In een van de eerste aflevering van de rubriek vroegen we de lezers om een vertaling voor ‘No job, no boyfriend. I’d be singing duets with Billie Holiday’ (rechercheur Brescoe uit de politieserie Law & Order, wanneer er een meisje dood onder aan een brug wordt gevonden). Het werd een Polder-top 50 met André Hazes op 1, Mieke Telkamp op 2 en Marco Borsato op 3, gevolgd door Corrie Konings, Herman van Veen, Hans Dorrestijn, Pim Jacobs, Koos Alberts, Bonnie- St.Claire en vele andere Nederlandse artiesten. De winnende vertaling was: ‘Baan kwijt, vriend weg. Daar word je niet vrolijk van’. Een eervolle vermelding ging naar: ‘Geen baan, geen vriend. Ik zou gaan pokeren met Petrus’.
Hoe groot de verleiding is om namen te vernederlandsen bleek toen maanden later een vertaling gevraagd werd voor de zin ‘You want me to Kenneth Starr Jerry Green?’ uit de advocatenserie The Practice. (Met het werkwoord ‘Kenneth Starr’ werd bedoeld ‘het hemd van het lijf vragen’, op de manier zoals aanklager Kenneth Starr destijds bij Bill Clinton deed.) Een greep uit de oplossingen van de inzenders die het niet konden laten: ‘Moet ik Jerry Green Moskowitzen?’, ‘Moet ik Jerry Spongen?’, ‘Moet ik hem bakkerschutten?’, ‘De methode Frequin dus?’, ‘Moet ik Green Peperen?’
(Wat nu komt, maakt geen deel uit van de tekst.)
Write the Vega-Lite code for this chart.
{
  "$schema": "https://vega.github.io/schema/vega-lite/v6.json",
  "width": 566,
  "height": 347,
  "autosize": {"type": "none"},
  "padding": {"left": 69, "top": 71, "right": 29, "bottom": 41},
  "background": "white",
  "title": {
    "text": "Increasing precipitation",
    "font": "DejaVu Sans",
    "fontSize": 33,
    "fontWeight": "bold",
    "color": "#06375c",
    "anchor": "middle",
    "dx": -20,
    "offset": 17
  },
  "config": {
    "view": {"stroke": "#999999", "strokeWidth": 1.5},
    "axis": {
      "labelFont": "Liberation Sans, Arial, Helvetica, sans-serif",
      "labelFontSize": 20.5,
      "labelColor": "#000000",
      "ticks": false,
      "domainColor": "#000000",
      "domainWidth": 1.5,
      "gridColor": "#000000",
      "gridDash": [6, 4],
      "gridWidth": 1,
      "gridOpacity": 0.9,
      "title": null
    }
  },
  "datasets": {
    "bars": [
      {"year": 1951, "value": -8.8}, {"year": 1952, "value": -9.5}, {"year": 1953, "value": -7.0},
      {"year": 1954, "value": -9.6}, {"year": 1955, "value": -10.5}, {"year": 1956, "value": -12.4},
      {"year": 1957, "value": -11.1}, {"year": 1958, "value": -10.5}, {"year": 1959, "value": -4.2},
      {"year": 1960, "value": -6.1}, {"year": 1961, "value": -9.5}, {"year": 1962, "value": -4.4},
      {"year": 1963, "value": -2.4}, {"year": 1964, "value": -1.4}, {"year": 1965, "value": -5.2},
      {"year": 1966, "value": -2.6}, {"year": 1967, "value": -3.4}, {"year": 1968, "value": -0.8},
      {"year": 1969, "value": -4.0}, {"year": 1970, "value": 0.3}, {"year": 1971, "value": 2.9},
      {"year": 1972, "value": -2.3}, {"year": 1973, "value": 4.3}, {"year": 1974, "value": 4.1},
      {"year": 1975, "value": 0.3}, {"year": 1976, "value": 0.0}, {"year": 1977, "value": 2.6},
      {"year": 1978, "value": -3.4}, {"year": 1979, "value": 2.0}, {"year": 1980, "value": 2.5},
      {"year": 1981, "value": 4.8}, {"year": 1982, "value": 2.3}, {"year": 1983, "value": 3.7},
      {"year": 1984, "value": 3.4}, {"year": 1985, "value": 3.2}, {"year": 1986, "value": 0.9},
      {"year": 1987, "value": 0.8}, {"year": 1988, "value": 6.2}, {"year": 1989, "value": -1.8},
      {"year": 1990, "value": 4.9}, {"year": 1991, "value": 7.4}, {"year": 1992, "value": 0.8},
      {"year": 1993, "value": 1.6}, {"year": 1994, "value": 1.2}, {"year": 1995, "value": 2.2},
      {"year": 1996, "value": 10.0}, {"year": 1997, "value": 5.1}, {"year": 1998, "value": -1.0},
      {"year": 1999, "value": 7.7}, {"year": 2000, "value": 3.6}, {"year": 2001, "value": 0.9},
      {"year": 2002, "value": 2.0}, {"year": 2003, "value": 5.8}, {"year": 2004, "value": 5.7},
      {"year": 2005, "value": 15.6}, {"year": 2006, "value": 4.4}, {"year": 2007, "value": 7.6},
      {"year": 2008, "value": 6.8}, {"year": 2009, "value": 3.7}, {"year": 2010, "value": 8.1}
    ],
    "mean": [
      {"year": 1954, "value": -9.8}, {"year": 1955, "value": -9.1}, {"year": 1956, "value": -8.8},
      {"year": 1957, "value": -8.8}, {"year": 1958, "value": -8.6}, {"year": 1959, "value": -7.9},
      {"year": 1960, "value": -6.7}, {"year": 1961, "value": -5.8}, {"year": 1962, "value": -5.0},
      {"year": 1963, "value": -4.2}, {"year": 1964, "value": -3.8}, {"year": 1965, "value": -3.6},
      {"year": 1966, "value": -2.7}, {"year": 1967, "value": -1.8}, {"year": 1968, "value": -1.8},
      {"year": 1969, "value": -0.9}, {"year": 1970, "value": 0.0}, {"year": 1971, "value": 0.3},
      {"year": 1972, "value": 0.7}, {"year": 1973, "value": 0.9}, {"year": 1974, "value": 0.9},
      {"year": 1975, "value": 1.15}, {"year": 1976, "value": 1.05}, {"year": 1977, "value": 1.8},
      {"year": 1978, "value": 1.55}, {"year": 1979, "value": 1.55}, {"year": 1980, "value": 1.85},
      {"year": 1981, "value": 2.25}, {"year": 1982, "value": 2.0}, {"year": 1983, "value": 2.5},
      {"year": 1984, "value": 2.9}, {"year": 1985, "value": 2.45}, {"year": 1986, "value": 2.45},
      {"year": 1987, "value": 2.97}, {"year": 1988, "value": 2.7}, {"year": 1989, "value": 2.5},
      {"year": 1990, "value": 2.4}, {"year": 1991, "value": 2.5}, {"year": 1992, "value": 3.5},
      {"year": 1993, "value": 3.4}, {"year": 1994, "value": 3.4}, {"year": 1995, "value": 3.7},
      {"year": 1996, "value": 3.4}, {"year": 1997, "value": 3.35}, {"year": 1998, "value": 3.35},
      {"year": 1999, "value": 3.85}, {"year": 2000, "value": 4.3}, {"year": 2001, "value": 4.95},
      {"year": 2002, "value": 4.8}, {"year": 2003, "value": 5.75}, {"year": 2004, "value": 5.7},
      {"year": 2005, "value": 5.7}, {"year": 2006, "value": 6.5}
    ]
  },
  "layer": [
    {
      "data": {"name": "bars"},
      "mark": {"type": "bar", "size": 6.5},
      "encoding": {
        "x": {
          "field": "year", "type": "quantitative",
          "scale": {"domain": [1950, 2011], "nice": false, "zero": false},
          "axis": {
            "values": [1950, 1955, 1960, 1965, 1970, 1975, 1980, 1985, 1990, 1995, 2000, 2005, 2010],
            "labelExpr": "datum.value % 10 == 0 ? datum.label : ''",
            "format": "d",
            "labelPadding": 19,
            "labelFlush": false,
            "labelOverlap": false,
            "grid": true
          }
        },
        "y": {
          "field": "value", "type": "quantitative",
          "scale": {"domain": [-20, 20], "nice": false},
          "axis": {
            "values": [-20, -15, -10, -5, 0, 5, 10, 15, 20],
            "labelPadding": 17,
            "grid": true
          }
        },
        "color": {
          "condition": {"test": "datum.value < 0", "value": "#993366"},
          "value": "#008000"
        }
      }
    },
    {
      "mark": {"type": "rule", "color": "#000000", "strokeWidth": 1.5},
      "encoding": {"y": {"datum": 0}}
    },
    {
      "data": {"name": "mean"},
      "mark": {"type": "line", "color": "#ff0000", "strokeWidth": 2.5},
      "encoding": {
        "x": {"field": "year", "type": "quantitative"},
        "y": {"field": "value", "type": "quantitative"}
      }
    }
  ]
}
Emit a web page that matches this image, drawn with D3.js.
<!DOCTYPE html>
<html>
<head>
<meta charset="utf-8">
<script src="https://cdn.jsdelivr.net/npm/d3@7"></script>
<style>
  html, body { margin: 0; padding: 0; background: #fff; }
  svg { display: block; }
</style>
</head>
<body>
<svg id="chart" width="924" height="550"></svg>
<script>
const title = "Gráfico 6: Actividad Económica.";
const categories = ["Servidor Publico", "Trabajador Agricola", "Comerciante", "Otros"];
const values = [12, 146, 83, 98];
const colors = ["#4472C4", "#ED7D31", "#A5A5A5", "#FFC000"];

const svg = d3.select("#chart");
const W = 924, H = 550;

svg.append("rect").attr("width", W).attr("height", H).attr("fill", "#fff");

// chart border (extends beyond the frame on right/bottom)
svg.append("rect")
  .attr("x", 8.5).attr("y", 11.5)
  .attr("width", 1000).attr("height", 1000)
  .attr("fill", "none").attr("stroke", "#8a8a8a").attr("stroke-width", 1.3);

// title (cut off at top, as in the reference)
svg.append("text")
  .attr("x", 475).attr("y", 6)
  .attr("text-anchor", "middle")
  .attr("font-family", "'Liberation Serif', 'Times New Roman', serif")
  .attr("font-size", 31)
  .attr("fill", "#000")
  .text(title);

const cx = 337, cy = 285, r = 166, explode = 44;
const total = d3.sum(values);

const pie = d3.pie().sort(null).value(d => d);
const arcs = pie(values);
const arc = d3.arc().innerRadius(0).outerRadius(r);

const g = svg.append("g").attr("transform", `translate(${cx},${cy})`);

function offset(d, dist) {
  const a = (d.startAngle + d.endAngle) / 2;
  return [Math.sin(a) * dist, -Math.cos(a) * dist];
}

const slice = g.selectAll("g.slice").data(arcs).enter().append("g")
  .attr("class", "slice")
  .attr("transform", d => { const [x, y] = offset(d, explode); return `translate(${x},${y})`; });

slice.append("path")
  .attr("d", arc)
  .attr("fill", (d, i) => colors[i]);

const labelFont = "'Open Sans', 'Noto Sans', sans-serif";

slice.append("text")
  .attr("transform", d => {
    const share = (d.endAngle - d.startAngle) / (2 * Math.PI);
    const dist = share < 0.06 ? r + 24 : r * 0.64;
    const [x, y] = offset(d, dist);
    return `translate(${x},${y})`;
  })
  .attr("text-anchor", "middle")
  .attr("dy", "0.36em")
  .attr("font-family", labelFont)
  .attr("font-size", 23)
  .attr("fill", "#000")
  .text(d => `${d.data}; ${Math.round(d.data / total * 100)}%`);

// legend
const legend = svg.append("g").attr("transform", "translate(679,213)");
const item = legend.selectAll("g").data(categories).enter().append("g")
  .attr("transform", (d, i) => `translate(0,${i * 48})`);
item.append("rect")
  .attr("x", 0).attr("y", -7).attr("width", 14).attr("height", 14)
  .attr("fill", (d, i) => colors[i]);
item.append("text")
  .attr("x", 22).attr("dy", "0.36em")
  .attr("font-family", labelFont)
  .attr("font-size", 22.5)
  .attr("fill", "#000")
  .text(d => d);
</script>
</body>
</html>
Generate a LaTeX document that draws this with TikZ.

Toch zouden we onze lezers niet hardleers willen noemen. Integendeel. Tijdens de eerste weken van de rubriek spuiden velen hun gram over de vermeende slechte kwaliteit van de ondertiteling, maar al snel verstomde de kritiek, en kregen we meer en meer reacties waarin inzenders juist hun waardering uitten voor het ‘moeilijke werk van de ondertitelaar’. We hebben het idee dat de collega-ondertitelaar die op feestjes haar werkelijke beroep wijselijk verzweeg in een gezelschap van Volkskrantlezers inmiddels voorzichtig uit de kast kan komen.